Abstract
The moist convection parameterization used in the GISS 3-D GCM is adapted for use in a two-dimensional (2-D) zonally averaged statisticai-dynamical model. Experiments with different versions of the parameterization show that its impact on the general circulation in the 2-D model does not parallel its impact in the 3-D model unless the effect of zonal variations is parameterized in the moist convection calculations. A parameterization of the variations in moist static energy is introduced in which the temperature variations are calculated from baroclinic stability theory, and the relative humidity is assumed to be constant. Inclusion of the zonal variations of moist static energy in the 2-D moist convection parameterization allows just a fraction of a latitude circle to be unstable and enhances the amount of deep convection.

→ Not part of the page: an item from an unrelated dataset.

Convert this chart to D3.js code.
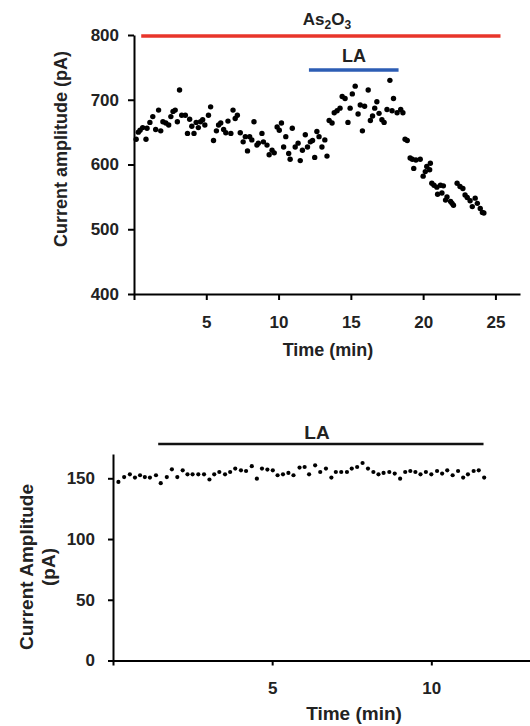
<!DOCTYPE html>
<html>
<head>
<meta charset="utf-8">
<script src="https://cdn.jsdelivr.net/npm/d3@7"></script>
<style>
  body { margin: 0; background: #fff; }
  svg { display: block; font-family: "Liberation Sans", Arial, sans-serif; }
  .axis path, .axis line { stroke: #000; stroke-width: 2; }
  .axis text { font-size: 17px; font-weight: bold; fill: #222; }
  .title { font-weight: bold; fill: #222; }
</style>
</head>
<body>
<div id="chart"></div>
<script>
// ---- top panel: As2O3 then LA ----
const topTime = [0.15,0.3,0.42,0.6,0.83,0.9,1.1,1.3,1.5,1.7,1.85,2.0,2.2,2.4,2.55,2.7,2.85,3.0,3.15,3.3,
  3.55,3.7,3.85,4.0,4.15,4.3,4.45,4.6,4.75,4.9,5.15,5.3,5.5,5.7,5.85,6.0,6.2,6.35,6.5,6.7,
  6.85,7.0,7.15,7.35,7.55,7.7,7.85,8.0,8.15,8.3,8.5,8.6,8.85,8.95,9.2,9.35,9.55,9.7,9.9,10.05,
  10.2,10.35,10.5,10.7,10.8,10.95,11.15,11.35,11.5,11.65,11.85,12.0,12.2,12.35,12.5,12.65,12.8,13.0,13.2,13.35,
  13.5,13.7,13.85,14.05,14.25,14.4,14.6,14.8,14.95,15.1,15.3,15.5,15.65,15.8,15.95,16.2,16.35,16.5,16.65,16.8,
  16.95,17.15,17.3,17.5,17.7,17.85,17.95,18.2,18.45,18.6,18.75,18.9,19.1,19.25,19.35,19.5,19.8,20.0,20.15,20.25,
  20.45,20.5,20.6,20.75,20.95,21.0,21.2,21.3,21.4,21.55,21.65,21.9,22.0,22.1,22.35,22.55,22.75,22.9,23.05,23.25,
  23.4,23.6,23.75,23.95,24.1,24.2];
const topAmp = [639,650,653,657,639,656,665,674,654,684,652,666,664,661,674,682,684,666,715,676,
  676,648,670,659,648,665,657,666,669,661,676,689,637,652,661,664,654,649,667,648,
  684,671,676,649,635,643,621,643,638,666,630,633,648,635,630,615,622,618,658,653,
  664,627,643,617,608,656,627,633,606,622,646,627,635,637,611,651,643,627,638,613,
  668,664,680,683,687,705,702,665,687,709,721,678,692,652,690,715,668,675,687,697,
  679,669,665,685,730,683,702,680,685,680,639,637,610,608,594,607,608,582,589,597,
  592,602,571,568,565,554,568,556,567,545,550,543,540,537,571,566,563,553,549,544,
  535,548,540,532,526,525];
const topXTicks = [0, 5, 10, 15, 20, 25];
const topYTicks = [400, 500, 600, 700, 800];
const arsenicSpan = [0.5, 25.35];
const laSpanTop = [12.1, 18.3];

// ---- bottom panel: LA alone ----
const botTime = [0.17,0.35,0.53,0.69,0.85,1.0,1.16,1.35,1.5,1.69,1.85,2.02,2.19,2.34,2.5,2.68,2.86,3.03,3.18,3.34,
  3.52,3.68,3.84,4.02,4.18,4.36,4.52,4.68,4.85,5.02,5.17,5.34,5.51,5.67,5.86,6.02,6.16,6.35,6.51,6.69,
  6.86,7.0,7.17,7.35,7.5,7.67,7.84,8.01,8.18,8.34,8.5,8.68,8.85,9.02,9.18,9.34,9.5,9.66,9.83,10.0,
  10.18,10.34,10.5,10.67,10.84,11.0,11.15,11.33,11.49,11.66];
const botAmp = [147,151,153.3,150.6,152.5,151,150.6,152.5,146,151,157.4,151,156.6,153.3,153.3,153.3,153.3,149,153.3,155.2,
  153.3,155.2,158,156.6,156,160,149.7,158,157.2,156.6,152.5,153.3,154.4,152.5,158.8,159.3,153.3,160.7,155.2,158,
  150.6,155.2,155.2,155.2,158,159.3,162.6,158,155.2,153.3,154.4,155.2,153.9,149.7,155.2,156,155.2,153.3,155.2,153.3,
  156,153.9,156.6,152.5,156,150.6,153.3,156,156.6,150.6];
const botXTicks = [0, 5, 10];
const botYTicks = [0, 50, 100, 150];
const laSpanBot = [1.42, 11.64];

const W = 530, H = 726;
const svg = d3.select("#chart").append("svg").attr("width", W).attr("height", H);

const noZero = d => d === 0 ? "" : d;

// ================== Top chart ==================
const x1 = d3.scaleLinear().domain([0, 26.7]).range([134, 520]);
const y1 = d3.scaleLinear().domain([400, 800]).range([294, 35]);

svg.append("g").attr("class", "axis")
  .attr("transform", `translate(0,${y1(400)})`)
  .call(d3.axisBottom(x1).tickValues(topXTicks).tickSize(6).tickSizeOuter(0).tickPadding(16).tickFormat(noZero));
svg.append("g").attr("class", "axis")
  .attr("transform", `translate(${x1(0)},0)`)
  .call(d3.axisLeft(y1).tickValues(topYTicks).tickSize(6).tickSizeOuter(0).tickPadding(9));

svg.append("g").selectAll("circle")
  .data(topTime.map((t, i) => [t, topAmp[i]]))
  .enter().append("circle")
  .attr("cx", d => x1(d[0]))
  .attr("cy", d => y1(d[1]))
  .attr("r", 2.7)
  .attr("fill", "#000");

// treatment bars
svg.append("line")
  .attr("x1", x1(arsenicSpan[0])).attr("x2", x1(arsenicSpan[1]))
  .attr("y1", y1(800) + 1).attr("y2", y1(800) + 1)
  .attr("stroke", "#e8352b").attr("stroke-width", 3.5);
svg.append("line")
  .attr("x1", x1(laSpanTop[0])).attr("x2", x1(laSpanTop[1]))
  .attr("y1", 70).attr("y2", 70)
  .attr("stroke", "#2c5db4").attr("stroke-width", 3.5);

const as = svg.append("text").attr("class", "title")
  .attr("x", 327).attr("y", 25).attr("text-anchor", "middle").style("font-size", "17px");
as.append("tspan").text("As");
as.append("tspan").attr("dy", 4).style("font-size", "12px").text("2");
as.append("tspan").attr("dy", -4).text("O");
as.append("tspan").attr("dy", 4).style("font-size", "12px").text("3");

svg.append("text").attr("class", "title")
  .attr("x", 354).attr("y", 62).attr("text-anchor", "middle")
  .style("font-size", "18px").text("LA");

svg.append("text").attr("class", "title")
  .attr("x", 328).attr("y", 356).attr("text-anchor", "middle")
  .style("font-size", "18px").text("Time (min)");

svg.append("text").attr("class", "title")
  .attr("transform", "translate(67,149) rotate(-90)")
  .attr("text-anchor", "middle")
  .style("font-size", "18px").text("Current amplitude (pA)");

// ================== Bottom chart ==================
const x2 = d3.scaleLinear().domain([0, 13.1]).range([113, 530]);
const y2 = d3.scaleLinear().domain([0, 170]).range([660.5, 454]);

svg.append("g").attr("class", "axis")
  .attr("transform", `translate(0,${y2(0)})`)
  .call(d3.axisBottom(x2).tickValues(botXTicks).tickSize(5).tickSizeOuter(0).tickPadding(16).tickFormat(noZero));
svg.append("g").attr("class", "axis")
  .attr("transform", `translate(${x2(0)},0)`)
  .call(d3.axisLeft(y2).tickValues(botYTicks).tickSize(5).tickSizeOuter(0).tickPadding(13));

svg.append("g").selectAll("circle")
  .data(botTime.map((t, i) => [t, botAmp[i]]))
  .enter().append("circle")
  .attr("cx", d => x2(d[0]))
  .attr("cy", d => y2(d[1]))
  .attr("r", 2.1)
  .attr("fill", "#000");

svg.append("line")
  .attr("x1", x2(laSpanBot[0])).attr("x2", x2(laSpanBot[1]))
  .attr("y1", 444).attr("y2", 444)
  .attr("stroke", "#111").attr("stroke-width", 2.5);

svg.append("text").attr("class", "title")
  .attr("x", 317).attr("y", 439).attr("text-anchor", "middle")
  .style("font-size", "19px").text("LA");

svg.append("text").attr("class", "title")
  .attr("x", 354).attr("y", 720).attr("text-anchor", "middle")
  .style("font-size", "19px").text("Time (min)");

const yl = svg.append("text").attr("class", "title")
  .attr("transform", "translate(33,567) rotate(-90)")
  .attr("text-anchor", "middle")
  .style("font-size", "19px");
yl.append("tspan").attr("x", 0).attr("y", 0).text("Current Amplitude");
yl.append("tspan").attr("x", 0).attr("y", 22).text("(pA)");
</script>
</body>
</html>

This leads to a 2-D simulation of the general circulation very similar to that in the 3-D model.
The experiments show that the general circulation is sensitive to the parameterized amount of deep convection in the subsident branch of the Hadley cell. The more there is, the weaker are the Hadley cell circulations and the westerly jets. The experiments also confirm the effects of momentum mixing associated with moist convection found by earlier investigator and, in addition, show that the momentum mixing weakens the Ferrel cell. An experiment in which the moist convection was removed while the hydrological cycle was retained and the eddy forcing was held fixed shows that moist convection by itself stabilizes the tropics, reduces the Hadley circulation, and reduces the maximum speeds in the westerly jets.